┌─ Records provided

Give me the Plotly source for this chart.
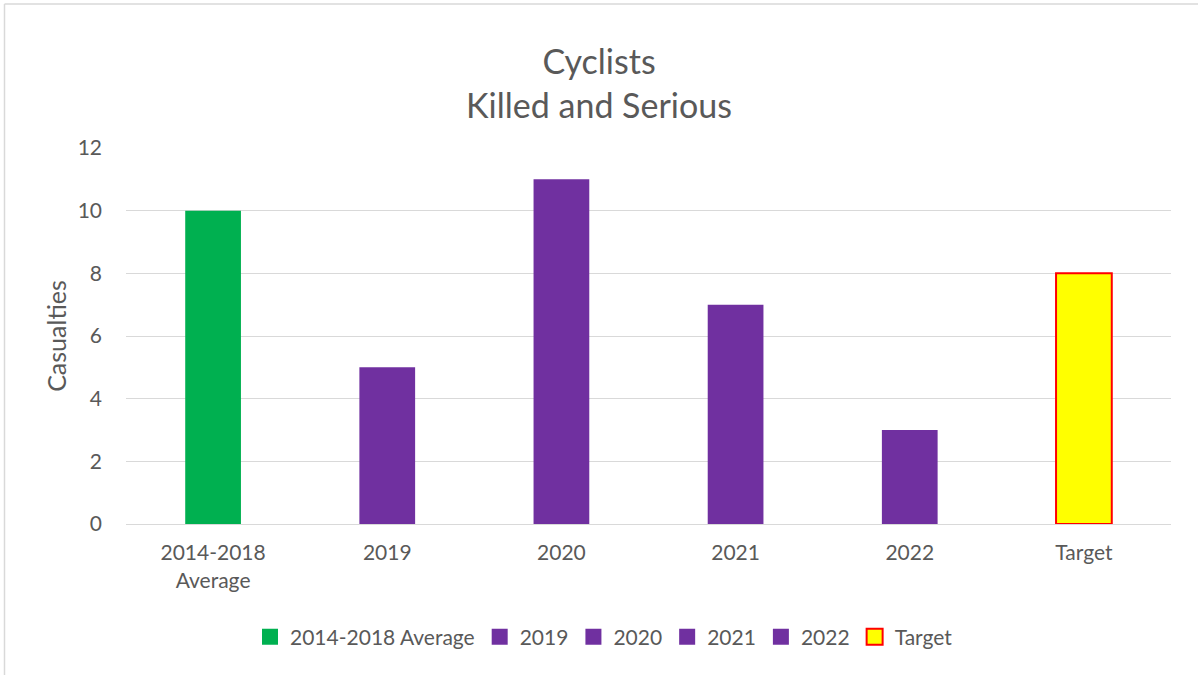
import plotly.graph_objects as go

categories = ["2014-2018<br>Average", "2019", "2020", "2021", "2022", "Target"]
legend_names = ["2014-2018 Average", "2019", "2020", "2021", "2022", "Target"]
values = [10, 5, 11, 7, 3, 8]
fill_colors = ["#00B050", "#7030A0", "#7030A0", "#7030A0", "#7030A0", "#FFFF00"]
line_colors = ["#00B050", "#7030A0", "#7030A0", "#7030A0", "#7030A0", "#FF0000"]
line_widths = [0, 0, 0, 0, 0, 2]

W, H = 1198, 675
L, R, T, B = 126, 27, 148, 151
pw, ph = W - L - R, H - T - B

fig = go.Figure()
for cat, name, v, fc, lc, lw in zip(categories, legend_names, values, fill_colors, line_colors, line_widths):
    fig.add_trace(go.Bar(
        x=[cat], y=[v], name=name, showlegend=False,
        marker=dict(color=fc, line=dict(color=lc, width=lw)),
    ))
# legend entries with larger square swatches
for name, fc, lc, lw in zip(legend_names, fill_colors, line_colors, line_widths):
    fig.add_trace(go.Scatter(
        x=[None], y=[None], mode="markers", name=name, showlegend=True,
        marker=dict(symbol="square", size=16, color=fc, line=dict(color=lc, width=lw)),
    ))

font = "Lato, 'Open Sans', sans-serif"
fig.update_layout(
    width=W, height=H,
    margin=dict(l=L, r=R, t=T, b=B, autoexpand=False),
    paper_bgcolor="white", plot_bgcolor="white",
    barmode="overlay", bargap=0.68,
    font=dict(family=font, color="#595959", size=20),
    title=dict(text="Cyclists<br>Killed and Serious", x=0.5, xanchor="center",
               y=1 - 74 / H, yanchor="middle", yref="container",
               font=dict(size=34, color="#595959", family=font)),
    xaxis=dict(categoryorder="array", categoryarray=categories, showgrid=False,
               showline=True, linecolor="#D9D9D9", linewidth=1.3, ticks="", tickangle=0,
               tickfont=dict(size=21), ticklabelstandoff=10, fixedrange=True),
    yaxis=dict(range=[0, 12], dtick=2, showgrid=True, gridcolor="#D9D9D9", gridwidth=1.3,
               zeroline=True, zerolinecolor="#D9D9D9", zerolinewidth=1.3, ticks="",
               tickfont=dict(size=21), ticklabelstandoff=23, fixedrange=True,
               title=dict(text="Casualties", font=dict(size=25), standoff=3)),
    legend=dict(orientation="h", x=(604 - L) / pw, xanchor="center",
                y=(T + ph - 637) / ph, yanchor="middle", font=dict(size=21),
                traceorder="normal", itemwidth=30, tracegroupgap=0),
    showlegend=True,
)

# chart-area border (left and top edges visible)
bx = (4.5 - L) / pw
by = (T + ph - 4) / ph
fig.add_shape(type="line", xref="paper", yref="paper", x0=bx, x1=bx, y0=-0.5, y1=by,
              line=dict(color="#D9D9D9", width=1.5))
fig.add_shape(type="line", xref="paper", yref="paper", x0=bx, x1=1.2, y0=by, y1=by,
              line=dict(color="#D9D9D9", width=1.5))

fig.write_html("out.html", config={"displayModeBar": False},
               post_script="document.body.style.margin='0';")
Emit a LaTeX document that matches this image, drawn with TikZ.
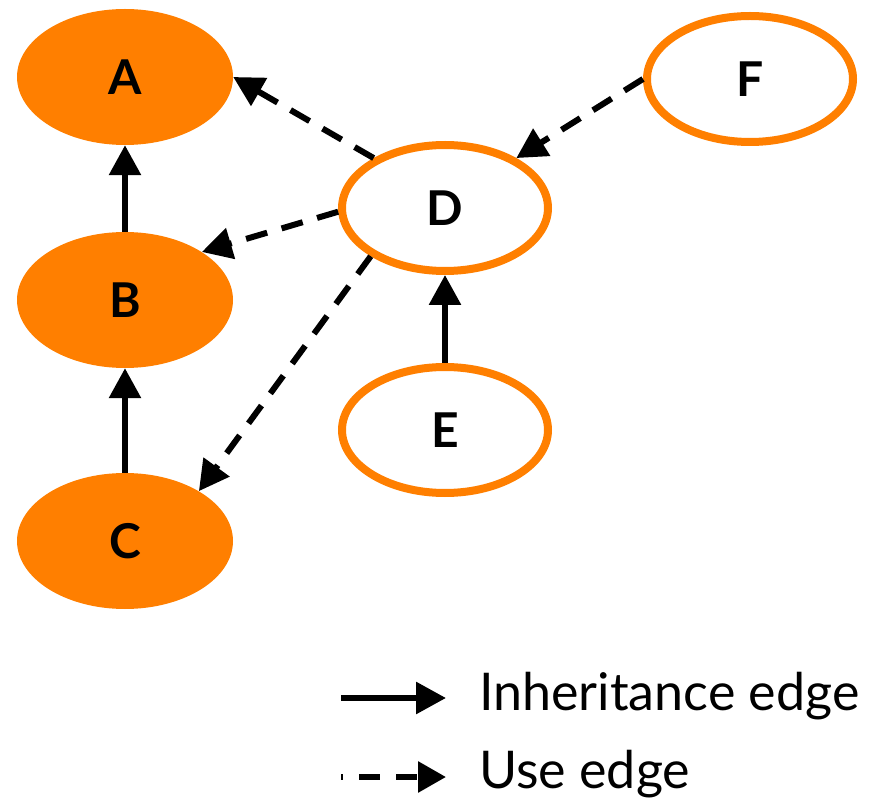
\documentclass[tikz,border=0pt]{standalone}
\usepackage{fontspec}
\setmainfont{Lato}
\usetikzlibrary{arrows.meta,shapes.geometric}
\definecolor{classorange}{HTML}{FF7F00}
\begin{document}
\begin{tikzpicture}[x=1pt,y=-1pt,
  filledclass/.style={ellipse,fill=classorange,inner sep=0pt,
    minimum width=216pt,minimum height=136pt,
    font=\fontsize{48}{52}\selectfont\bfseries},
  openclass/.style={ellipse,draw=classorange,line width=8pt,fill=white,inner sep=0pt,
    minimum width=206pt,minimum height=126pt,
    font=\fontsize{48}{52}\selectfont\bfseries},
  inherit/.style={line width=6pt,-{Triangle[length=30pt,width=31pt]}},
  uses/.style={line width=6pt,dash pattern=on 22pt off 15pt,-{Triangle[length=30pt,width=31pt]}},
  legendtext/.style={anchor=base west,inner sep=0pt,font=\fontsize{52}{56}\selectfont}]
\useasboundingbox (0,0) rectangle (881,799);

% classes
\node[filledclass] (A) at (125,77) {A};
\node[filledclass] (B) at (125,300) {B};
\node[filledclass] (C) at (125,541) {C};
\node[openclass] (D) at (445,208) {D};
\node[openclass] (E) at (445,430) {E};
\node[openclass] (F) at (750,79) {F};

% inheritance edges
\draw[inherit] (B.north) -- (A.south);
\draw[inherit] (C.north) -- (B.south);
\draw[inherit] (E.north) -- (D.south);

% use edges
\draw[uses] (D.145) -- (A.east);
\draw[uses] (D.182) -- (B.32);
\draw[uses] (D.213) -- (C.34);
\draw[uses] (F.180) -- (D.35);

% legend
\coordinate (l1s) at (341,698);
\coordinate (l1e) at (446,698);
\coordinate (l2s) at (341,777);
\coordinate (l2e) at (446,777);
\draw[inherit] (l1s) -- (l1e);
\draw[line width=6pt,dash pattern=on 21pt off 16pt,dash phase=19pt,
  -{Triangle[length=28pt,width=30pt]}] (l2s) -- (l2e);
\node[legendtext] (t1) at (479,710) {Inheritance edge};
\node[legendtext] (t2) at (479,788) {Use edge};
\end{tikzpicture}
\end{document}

└─

Exercise brief: Can the entries above be repeated exactly, without their pictures?

Written answer:
Give me the Plotly source for this chart.
import plotly.graph_objects as go

categories = ["2014-2018<br>Average", "2019", "2020", "2021", "2022", "Target"]
legend_names = ["2014-2018 Average", "2019", "2020", "2021", "2022", "Target"]
values = [10, 5, 11, 7, 3, 8]
fill_colors = ["#00B050", "#7030A0", "#7030A0", "#7030A0", "#7030A0", "#FFFF00"]
line_colors = ["#00B050", "#7030A0", "#7030A0", "#7030A0", "#7030A0", "#FF0000"]
line_widths = [0, 0, 0, 0, 0, 2]

W, H = 1198, 675
L, R, T, B = 126, 27, 148, 151
pw, ph = W - L - R, H - T - B

fig = go.Figure()
for cat, name, v, fc, lc, lw in zip(categories, legend_names, values, fill_colors, line_colors, line_widths):
    fig.add_trace(go.Bar(
        x=[cat], y=[v], name=name, showlegend=False,
        marker=dict(color=fc, line=dict(color=lc, width=lw)),
    ))
# legend entries with larger square swatches
for name, fc, lc, lw in zip(legend_names, fill_colors, line_colors, line_widths):
    fig.add_trace(go.Scatter(
        x=[None], y=[None], mode="markers", name=name, showlegend=True,
        marker=dict(symbol="square", size=16, color=fc, line=dict(color=lc, width=lw)),
    ))

font = "Lato, 'Open Sans', sans-serif"
fig.update_layout(
    width=W, height=H,
    margin=dict(l=L, r=R, t=T, b=B, autoexpand=False),
    paper_bgcolor="white", plot_bgcolor="white",
    barmode="overlay", bargap=0.68,
    font=dict(family=font, color="#595959", size=20),
    title=dict(text="Cyclists<br>Killed and Serious", x=0.5, xanchor="center",
               y=1 - 74 / H, yanchor="middle", yref="container",
               font=dict(size=34, color="#595959", family=font)),
    xaxis=dict(categoryorder="array", categoryarray=categories, showgrid=False,
               showline=True, linecolor="#D9D9D9", linewidth=1.3, ticks="", tickangle=0,
               tickfont=dict(size=21), ticklabelstandoff=10, fixedrange=True),
    yaxis=dict(range=[0, 12], dtick=2, showgrid=True, gridcolor="#D9D9D9", gridwidth=1.3,
               zeroline=True, zerolinecolor="#D9D9D9", zerolinewidth=1.3, ticks="",
               tickfont=dict(size=21), ticklabelstandoff=23, fixedrange=True,
               title=dict(text="Casualties", font=dict(size=25), standoff=3)),
    legend=dict(orientation="h", x=(604 - L) / pw, xanchor="center",
                y=(T + ph - 637) / ph, yanchor="middle", font=dict(size=21),
                traceorder="normal", itemwidth=30, tracegroupgap=0),
    showlegend=True,
)

# chart-area border (left and top edges visible)
bx = (4.5 - L) / pw
by = (T + ph - 4) / ph
fig.add_shape(type="line", xref="paper", yref="paper", x0=bx, x1=bx, y0=-0.5, y1=by,
              line=dict(color="#D9D9D9", width=1.5))
fig.add_shape(type="line", xref="paper", yref="paper", x0=bx, x1=1.2, y0=by, y1=by,
              line=dict(color="#D9D9D9", width=1.5))

fig.write_html("out.html", config={"displayModeBar": False},
               post_script="document.body.style.margin='0';")
Emit a LaTeX document that matches this image, drawn with TikZ.
\documentclass[tikz,border=0pt]{standalone}
\usepackage{fontspec}
\setmainfont{Lato}
\usetikzlibrary{arrows.meta,shapes.geometric}
\definecolor{classorange}{HTML}{FF7F00}
\begin{document}
\begin{tikzpicture}[x=1pt,y=-1pt,
  filledclass/.style={ellipse,fill=classorange,inner sep=0pt,
    minimum width=216pt,minimum height=136pt,
    font=\fontsize{48}{52}\selectfont\bfseries},
  openclass/.style={ellipse,draw=classorange,line width=8pt,fill=white,inner sep=0pt,
    minimum width=206pt,minimum height=126pt,
    font=\fontsize{48}{52}\selectfont\bfseries},
  inherit/.style={line width=6pt,-{Triangle[length=30pt,width=31pt]}},
  uses/.style={line width=6pt,dash pattern=on 22pt off 15pt,-{Triangle[length=30pt,width=31pt]}},
  legendtext/.style={anchor=base west,inner sep=0pt,font=\fontsize{52}{56}\selectfont}]
\useasboundingbox (0,0) rectangle (881,799);

% classes
\node[filledclass] (A) at (125,77) {A};
\node[filledclass] (B) at (125,300) {B};
\node[filledclass] (C) at (125,541) {C};
\node[openclass] (D) at (445,208) {D};
\node[openclass] (E) at (445,430) {E};
\node[openclass] (F) at (750,79) {F};

% inheritance edges
\draw[inherit] (B.north) -- (A.south);
\draw[inherit] (C.north) -- (B.south);
\draw[inherit] (E.north) -- (D.south);

% use edges
\draw[uses] (D.145) -- (A.east);
\draw[uses] (D.182) -- (B.32);
\draw[uses] (D.213) -- (C.34);
\draw[uses] (F.180) -- (D.35);

% legend
\coordinate (l1s) at (341,698);
\coordinate (l1e) at (446,698);
\coordinate (l2s) at (341,777);
\coordinate (l2e) at (446,777);
\draw[inherit] (l1s) -- (l1e);
\draw[line width=6pt,dash pattern=on 21pt off 16pt,dash phase=19pt,
  -{Triangle[length=28pt,width=30pt]}] (l2s) -- (l2e);
\node[legendtext] (t1) at (479,710) {Inheritance edge};
\node[legendtext] (t2) at (479,788) {Use edge};
\end{tikzpicture}
\end{document}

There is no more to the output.